A number of distinct compounds play a role in the cannabis effects. These are called Cannabinoids. Some increase appetite, some reduce inflammation, some even show promise for fighting cancer. Of these compounds, THC (tetrahydrocannabinol) and CBD (cannabidiol) are the most known. These cannabinoids impact our sense of well-being and state of mind.
We’ve learned that endocannabinoids play a role in regulating everything from appetite and sleep to the joyful bliss of a runner’s high. They do so by modifying the release of other neurotransmitters that have a more direct impact on mood, energy and anxiety.
Endocannabinoids help maintain homeostasis” (the brain’s baseline state) via what’s known as retrograde signaling (feedback loops that travel backward through a neural circuit to reset the system.) Their regulating activity at CB1 receptors influences both excitatory and inhibitory signaling in the brain.
CB1 receptors are distributed all over the body but mostly in high numbers in areas of the brain that appraise threats and manage our fear response. Binding of endocannabinoids appears to decrease the brain’s reactivity to threat — which helps explain why many people experience the cannabinoids as anxiety-relieving.
But with regular use of cannabis, your number of CB1 receptors decreases — that is, they are down-regulated. So although the compounds in cannabis can induce a feeling of calm and well-being by binding to CB1, they leave areas of the brain less sensitive to our own natural endocannabinoids. With cessation of cannabis use, CB1 receptors begin to recover their normal numbers within days.

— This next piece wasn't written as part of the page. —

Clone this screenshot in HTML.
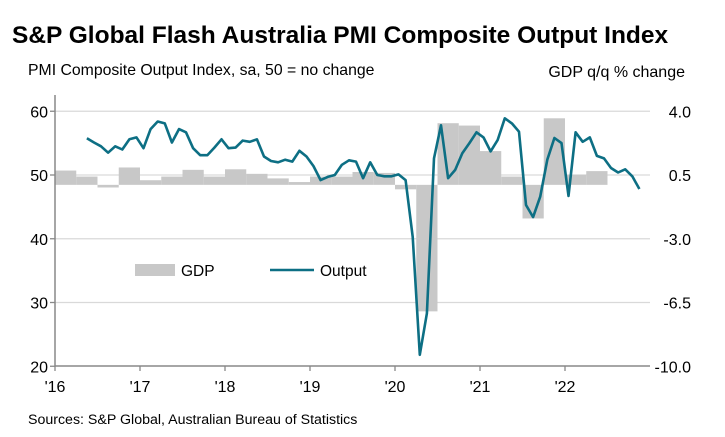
<!DOCTYPE html>
<html><head><meta charset="utf-8"><style>
body{margin:0;background:#fff;font-family:"Liberation Sans",Arial,sans-serif}
svg{display:block}
</style></head><body>
<svg id="c" width="725" height="437" xmlns="http://www.w3.org/2000/svg" font-family="Liberation Sans, Arial, sans-serif">
<text x="12" y="43" font-size="24.5" font-weight="bold" fill="#000">S&amp;P Global Flash Australia PMI Composite Output Index</text>
<text x="28" y="75" font-size="15.8" fill="#000">PMI Composite Output Index, sa, 50 = no change</text>
<text x="685" y="77" font-size="16" fill="#000" text-anchor="end">GDP q/q % change</text>
<text x="28" y="424" font-size="14.2" fill="#000">Sources: S&amp;P Global, Australian Bureau of Statistics</text>
<g id="grid"></g><g id="bars"></g><g id="axes"></g><g id="line"></g>
<g>
<rect x="135" y="264" width="40" height="12" fill="#c8c8c8"/>
<text x="181" y="276" font-size="15.5">GDP</text>
<line x1="270" y1="270" x2="314" y2="270" stroke="#0d6f84" stroke-width="2.6"/>
<text x="320" y="276" font-size="15.5">Output</text>
</g>
</svg>
<script>
const yearLabels=["'16","'17","'18","'19","'20","'21","'22"];
const leftTicks=[20,30,40,50,60];
const rightTicks=["4.0","0.5","-3.0","-6.5","-10.0"];
const gdp=[0.73,0.4,-0.2,0.9,0.2,0.4,0.77,0.4,0.8,0.55,0.3,0.1,0.4,0.4,0.65,0.6,-0.3,-7.0,3.33,3.2,1.8,0.4,-1.9,3.6,0.5,0.7];
const pmiStart=4; // May 2016, month index from Jan 2016
const pmi=[55.75,55.1,54.5,53.5,54.5,54.0,55.6,55.9,
54.2,57.2,58.4,58.1,55.1,57.2,56.7,54.2,53.1,53.1,54.3,55.6,
54.2,54.3,55.4,55.2,55.6,52.9,52.2,52.0,52.4,52.1,53.8,52.9,
51.4,49.2,49.7,50.0,51.6,52.3,52.1,49.5,52.0,50.0,49.8,49.8,
50.1,49.2,40.3,21.8,28.3,52.6,57.8,49.5,50.8,53.4,55.0,56.7,
55.9,53.7,55.5,58.9,58.1,56.8,45.3,43.4,46.6,52.4,55.8,55.0,
46.7,56.7,55.2,55.9,53.0,52.6,51.1,50.4,50.9,49.8,47.8];
const X0=55,X1=650,MONTHS=84;
const xm=m=>X0+(X1-X0)*m/MONTHS;
const yL=v=>175-(v-50)*6.375;
const yR=v=>111+(4-v)*(255/14);
const NS="http://www.w3.org/2000/svg";
function mk(tag,attrs,parent){const e=document.createElementNS(NS,tag);for(const k in attrs)e.setAttribute(k,attrs[k]);document.getElementById(parent).appendChild(e);return e;}
leftTicks.forEach((t,i)=>{
  const y=yL(t);
  if(t!==20){const g=mk('line',{x1:X0,x2:X1,y1:y,y2:y,stroke:'#d9d9d9','stroke-width':1.3},'grid');
  
  }
  const tk=mk('line',{x1:X0-5,x2:X0,y1:y,y2:y,stroke:'#888','stroke-width':1.3},'axes');
  
  
  const tx=mk('text',{x:48,y:y+6,'font-size':16,'text-anchor':'end'},'axes');tx.textContent=t;
  
  
  const rt=mk('text',{x:691,y:y+6,'font-size':16,'text-anchor':'end'},'axes');rt.textContent=rightTicks[leftTicks.length-1-i];
  
  
});
gdp.forEach((v,q)=>{
  const x=xm(q*3),w=xm(q*3+3)-x,y0=yR(0)+1,y1=yR(v);
  const r=mk('rect',{x:x,y:Math.min(y0,y1),width:w,height:Math.max(1,Math.abs(y1-y0)),fill:'#c8c8c8'},'bars');
  
  
});
const ax=mk('path',{d:`M${X0} 95 V366 H${X1}`,fill:'none',stroke:'#888','stroke-width':1.5},'axes');


yearLabels.forEach((l,i)=>{
  const x=xm(i*12);
  const t=mk('line',{x1:x,x2:x,y1:366,y2:371,stroke:'#888','stroke-width':1.3},'axes');
  
  
  const tx=mk('text',{x:x,y:392,'font-size':16,'text-anchor':'middle'},'axes');tx.textContent=l;
  
  
});
const pts=pmi.map((v,i)=>`${xm(pmiStart+i+0.5).toFixed(1)},${yL(v).toFixed(1)}`).join(' ');
const pl=mk('polyline',{points:pts,fill:'none',stroke:'#0d6f84','stroke-width':2.6,'stroke-linejoin':'round'},'line');


</script>
</body></html>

Here’s where it gets interesting: THC demonstrates a bi-phasic dose effect. This means that at low doses it does one thing, and at higher doses it does the opposite. This is not really news to anyone who has ever tried marijuana, as it’s common knowledge that a little makes you mellow, a little more can give you anxiety. What’s surprising is how narrow the dose window between happy and anxious – especially for the new or infrequent user. A significant proportion of patients with new-onset panic attacks report cannabis as the trigger and worry that they’ve caused lasting damage. (The answer is no, but when your brain has an intense scare it tends to revisit the experience again and again, perhaps to assess the actual threat.)
Medicating with marijuana isn’t as simple as getting any kind of Marijuana — every strain has unique effects and different routes offer different effects. But it isn’t terribly complicated as long as you do your research and consult with your doctor and dispensary. Indica is high in CBD, which is known for its ability to decrease anxiety, while Sativa has THC, which can cause anxiety. So you’ll want to find an Indica or Indica dominant hybrid that has a high amount of CBD.
- Cannatonic: For the THC-sensitive, we recommend this high CBD strain. It typically has a CBD profile that sizes up to its THC content in a 1:1 ratio, which helps blunt the anxious edge that a lot of anxiety-sufferers experience with cannabis.
- Amnesia Haze: Has about 20 percent Sativa in it, meaning it doesn’t make you as tired as a pure Indica strain would. On the other hand, you may want to be extra careful when using Amnesia Haze, since the THC in Sativa can make you more anxious.
- Chocolate Chunk: Chocolate Chunk provides full-body relaxation and its another example of a pure Indica. Since it’s so powerful, you may only need a small amount to get results.
- Girl Scout Cookies: Hybrid with 60% Indica and 40% Sativa. Great for PTSD patients since it replaces some missing chemicals compounds in their brain that affect memory.
- Harlequin: Harlequin works similarly to Amnesia Haze, due to its small amount of THC. It relaxes users while keeping their minds clear and alert.
- Northern Lights: This full Indica gives you a powerful body relation will providing stress relief, in addition to helping you sleep and relieving pain.
University of Chicago recently published a study in which they looked at people who had used cannabis before but were not regular users. It showed that 7.5 mg of THC induced a mild elevation of mood and sense of well-being while 12.5 mg of THC made subjects anxious. So for the infrequent cannabis user, the line between relaxation and anxiety comes down to just a few milligrams. With regular use of cannabis, this window appears to widen: regular users have less anxiety and paranoia associated with THC ingestion than infrequent users.
CBD also appears to combat the anxiety-inducing impact of THC. Depending on what kinds of signaling activity is going on, what your own endocannabinoids are up to (factors controlled by your mood and physical settings), the arrival of THC and CBD on the scene has a widely varying impact.
Take home point is that for anxiety not always more is better. Trying to find that sweet spot in which Cannabis helps calm your anxiety without overshooting the mark with a dose that makes it worst will be your job since you know your brain better than anyone. And, if you did take too much, remember that no one has died from Cannabis and no one will, also know that CBD helps counteract that feeling and make sure you drink lots of water.